The movie — to be produced by Bruce Lee Entertainment, which is part of the Bruce Lee Family Company — is on the origins of Bruce Lee and the influences in his life that put him on the path he was on.

Bruce Lee, known as the master of kung fu, was born in San Francisco, United States but he grew up in Kowloon, Hong Kong. Lee died at 32 on July 20, 1973.

Shekhar is attending IFFAM for the second time this year, this time as an ambassador and a curator in the Crossfire section of the film festival.

Last year, he was the head jury of IFFAM and the filmmaker expressed his continuous support for the festival even for next year.

Shekhar presented Stanley Kubrick’s 2001: A Space Odyssey in Crossfire due to his “lifetime” fascination with the film since he first saw it as a child.
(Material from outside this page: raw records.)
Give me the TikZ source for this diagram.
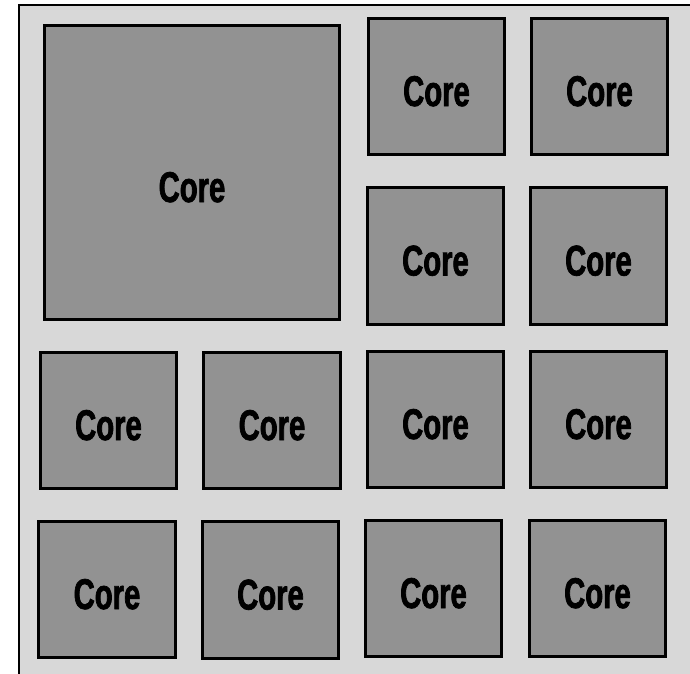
\documentclass[tikz,border=0pt]{standalone}
\usepackage{fontspec}
\setmainfont{Liberation Sans}[FakeStretch=0.68, BoldFeatures={FakeStretch=0.68,FakeBold=1.6}]
\definecolor{chipbg}{HTML}{D8D8D8}
\definecolor{corefill}{HTML}{929292}
\begin{document}
\begin{tikzpicture}[x=1pt,y=-1pt,
  corefont/.style={font=\fontsize{43}{43}\selectfont\bfseries, text height=39pt, text depth=0pt},
  core/.style={draw=black, line width=2.6pt, fill=corefill, minimum width=136.5pt, minimum height=136.5pt, inner sep=0pt, corefont},
  chip/.style={draw=black, line width=2.2pt, fill=chipbg}]
\useasboundingbox (0,0) rectangle (690,673);
\clip (0,0) rectangle (690,673);
\draw[chip] (19,5) rectangle (720,700);
\node[core, minimum width=295.5pt, minimum height=294.5pt] (big) at (192,172.5) {};
\node[corefont, inner sep=0pt] (bigl) at ([yshift=-10pt]big.center) {Core};
\node[core] (a) at (436.5,86.5) {Core};
\node[core] (b) at (599.5,86.5) {Core};
\node[core] (c) at (435.5,256) {Core};
\node[core] (d) at (598.5,256) {Core};
\node[core] (e) at (108.5,420.5) {Core};
\node[core] (f) at (272,420.5) {Core};
\node[core] (g) at (435.5,419.5) {Core};
\node[core] (h) at (598.5,419.5) {Core};
\node[core] (i) at (107,589.5) {Core};
\node[core] (j) at (270.5,590) {Core};
\node[core] (k) at (433.5,588.5) {Core};
\node[core] (l) at (597.5,588.5) {Core};
\end{tikzpicture}
\end{document}
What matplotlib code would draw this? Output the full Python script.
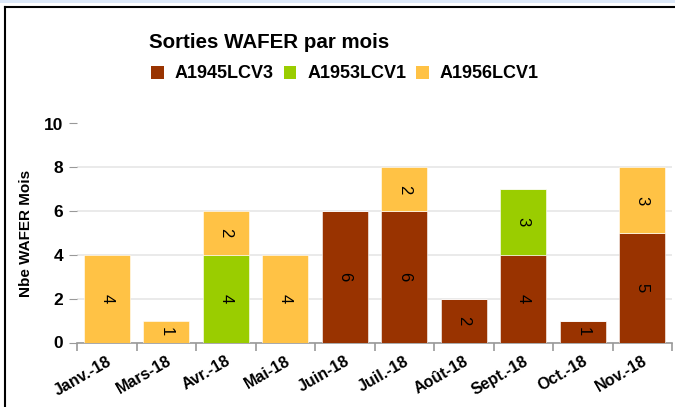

“When I first saw the film as a child, I didn’t understand it and I saw it again here and I still don’t understand what he (Kubrick) was thinking,” he explained.

He said the film was compelling to him as a child and it led to a lifetime of him trying to understand it.

“This is what is so brilliant about it; it left spaces for your imagination for what it could mean,” he said.

Shekhar firmly believes that the best scripts for any film are the ones that leave a lot of room for interpretation.

“It is the spaces that the film doesn’t explore and it is where your imagination is born within these spaces, how you imagine it during different times in your life,” he said.

The second IFFAM opened on December 8. It is an international competition to showcase work by first and second time filmmakers.

IFFAM is a ten-film competition with eight jury prizes and seven other additional prizes that included then Macao Audience Choice Award, International Star of the Year and Asian Blockbuster Film 2017.

The winners will be announced in the awards ceremony on December 14.